With the rise of tourism enthusiasm toward the Tibetan Plateau since 2006, small-scale hostels in Lhasa, the provincial capital of the Tibetan Autonomous Region, have quickly accumulated in numbers and become a cultural icon of the local tourism sector.
While Lhasa’s hostel sector seems to be monopolised by businessmen from inland China, the recent fieldwork suggests that those “outsiders” are a group of lifestyle migrants who temporarily relocate to Lhasa in search of a better way of life rather than better economic opportunities. Such a unique feature leads to the lack of interest in maximizing the financial returns from their hostel business and the common absence of a long-term business plan. Rather, they have devoted themselves to idealising Lhasa in front of tourists not as a tourist destination but as a home that offers exclusive opportunities for self-expression and where a preferred lifestyle can be fulfilled. As a result, lifestyle migration to Lhasa to open hostels in the local tourism sector has quickly been recognised as a cultural practice by Chinese youth and became a new subculture among them in the early 2010s.

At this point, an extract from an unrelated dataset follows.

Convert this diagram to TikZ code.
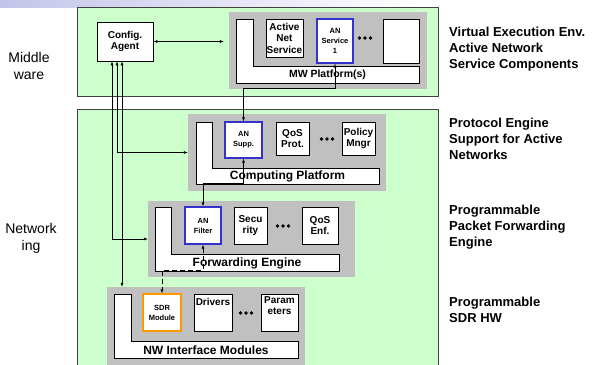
\documentclass[tikz,border=0pt]{standalone}
\usepackage{fontspec}
\setmainfont{Liberation Sans}
\usetikzlibrary{arrows.meta}
\definecolor{zonegreen}{RGB}{204,255,204}
\definecolor{framegray}{RGB}{192,192,192}
\definecolor{anblue}{RGB}{51,51,204}
\definecolor{sdrorange}{RGB}{255,153,0}
\definecolor{barlav}{RGB}{196,196,234}
\newcommand{\fsz}[2]{\fontsize{#1}{#2}\selectfont}
\tikzset{
  zone/.style={draw=black!75, line width=0.8pt, fill=zonegreen},
  frame/.style={fill=framegray, inner sep=0pt},
  plat/.style={draw, fill=white, line width=0.6pt},
  comp/.style={draw, fill=white, line width=0.6pt, inner sep=0pt, align=center,
    font=\bfseries\fsz{10}{11.5}},
  ancomp/.style={comp, draw=anblue, line width=1.2pt, font=\bfseries\fsz{7.5}{10}},
  platlabel/.style={font=\bfseries\fsz{12}{14}},
  sidelabel/.style={font=\fsz{14}{17}, align=center},
  rolelabel/.style={font=\bfseries\fsz{13}{16}, align=left, anchor=north west, inner sep=0pt},
  link/.style={line width=0.6pt, -{Latex[length=4pt,width=3pt]}},
  dlink/.style={line width=0.6pt, {Latex[length=4pt,width=3pt]}-{Latex[length=4pt,width=3pt]}}
}
\begin{document}
\begin{tikzpicture}[x=1pt,y=-1pt]
    \useasboundingbox (0,0) rectangle (596,364);
    \shade[left color=barlav, right color=white] (0,0) rectangle (420,7);
    % layers
    \draw[zone] (77,7) rectangle (438,96);
    \draw[zone] (77,109) rectangle (438,370);
    \node[sidelabel] (mwlab) at (29,66) {Middle\\ware};
    \node[sidelabel] (nwlab) at (31,238) {Network\\ing};
    % middleware platform
    \node[frame, minimum width=198pt, minimum height=77pt] (mwp) at (328,50.5) {};
    \filldraw[plat] (236,19) -- (253,19) -- (253,66) -- (419,66) -- (419,83) -- (236,83) -- cycle;
    \node[platlabel, font=\bfseries\fsz{10.5}{12}] (mwtext) at (327.5,75) {MW Platform(s)};
    \node[comp, minimum width=37pt, minimum height=38pt] (actnet) at (284.5,38) {Active\\Net\\Service};
    \node[ancomp, minimum width=36pt, minimum height=44pt] (ansvc) at (335,41) {AN\\Service\\1};
    \node[comp, minimum width=36pt, minimum height=44pt] (spare) at (401,41) {};
    \node[comp, minimum width=56pt, minimum height=39pt] (agent) at (125,41.5) {Config.\\Agent};
    % computing platform
    \node[frame, minimum width=198pt, minimum height=77pt] (cpu) at (287,152.5) {};
    \filldraw[plat] (196,122) -- (212,122) -- (212,168) -- (379,168) -- (379,184) -- (196,184) -- cycle;
    \node[platlabel] (cputext) at (287.5,176.5) {Computing Platform};
    \node[ancomp, minimum width=37pt, minimum height=36pt] (ansupp) at (243.5,140) {AN\\Supp.};
    \node[comp, minimum width=33pt, minimum height=33pt] (qosprot) at (292.5,138.5) {QoS\\Prot.};
    \node[comp, minimum width=33pt, minimum height=33pt] (policy) at (358.5,138.5) {Policy\\Mngr};
    % forwarding engine
    \node[frame, minimum width=207pt, minimum height=76pt] (fwd) at (251.5,239) {};
    \filldraw[plat] (155,207) -- (171,207) -- (171,254) -- (339,254) -- (339,271) -- (155,271) -- cycle;
    \node[platlabel] (fwdtext) at (247,263) {Forwarding Engine};
    \node[ancomp, minimum width=36pt, minimum height=37pt] (anfilt) at (203,225.5) {AN\\Filter};
    \node[comp, minimum width=33pt, minimum height=37pt] (secu) at (250.5,225.5) {Secu\\rity};
    \node[comp, minimum width=36pt, minimum height=37pt] (qosenf) at (320,225.5) {QoS\\Enf.};
    % nw interface modules
    \node[frame, minimum width=198pt, minimum height=80pt] (nwi) at (206,327) {};
    \filldraw[plat] (114,294) -- (131,294) -- (131,341) -- (298,341) -- (298,358) -- (114,358) -- cycle;
    \node[platlabel] (nwitext) at (206,350) {NW Interface Modules};
    \node[ancomp, draw=sdrorange, minimum width=38pt, minimum height=37pt] (sdr) at (162,312.5) {SDR\\Module};
    \node[comp, minimum width=38pt, minimum height=37pt] (drivers) at (213,312.5) {Drivers\\[9pt]};
    \node[comp, minimum width=37pt, minimum height=37pt] (params) at (279.5,312.5) {Param\\eters\\[2pt]};
    % dots
    \foreach \px/\py in {365/38, 327/139, 283/226, 246/313}
      \foreach \dx in {-5.5,0,5.5}
        \fill (\px+\dx,\py) circle (1.9pt);
    % connections
    \draw[dlink] (agent.east) -- ([xshift=-5pt]agent.east -| mwp.west);
    \draw[dlink] (ansvc.south) -- ++(0,25) -| (ansupp.north);
    \draw[dlink] (ansupp.south) -- ++(0,25) -| (anfilt.north);
    \draw[dlink, dashed, dash pattern=on 5pt off 3pt] (anfilt.south) -- ++(0,26) -| (sdr.north);
    \draw[dlink] ([xshift=-8pt]agent.south) |- (cpu.west);
    \draw[dlink] ([xshift=-13pt]agent.south) |- (fwd.west);
    \draw[dlink] ([xshift=-3pt]agent.south) -- ([xshift=-3pt]agent.south |- nwi.north);
    % roles
    \node[rolelabel] (r1) at (449,27) {Virtual Execution Env.\\Active Network\\Service Components};
    \node[rolelabel] (r2) at (449,118) {Protocol Engine\\Support for Active\\Networks};
    \node[rolelabel] (r3) at (449,205) {Programmable\\Packet Forwarding\\Engine};
    \node[rolelabel] (r4) at (449,297) {Programmable\\SDR HW};
\end{tikzpicture}
\end{document}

This paper begins with the exploration of the history of the lifestyle migration to Lhasa city, followed by a thorough examination of the demographic characteristics of the community. It further focuses on the home-making process of individual lifestyle migrants from perspectives including material culture, politics of space, daily interactions between lifestyle migrants and other groups, etc. By discussing their post-migration life at the destination and how their identity has been constantly negotiated, this paper provides a fresh perspective for understanding not only the lifestyle migration phenomenon but also the larger socioeconomic context in contemporary China.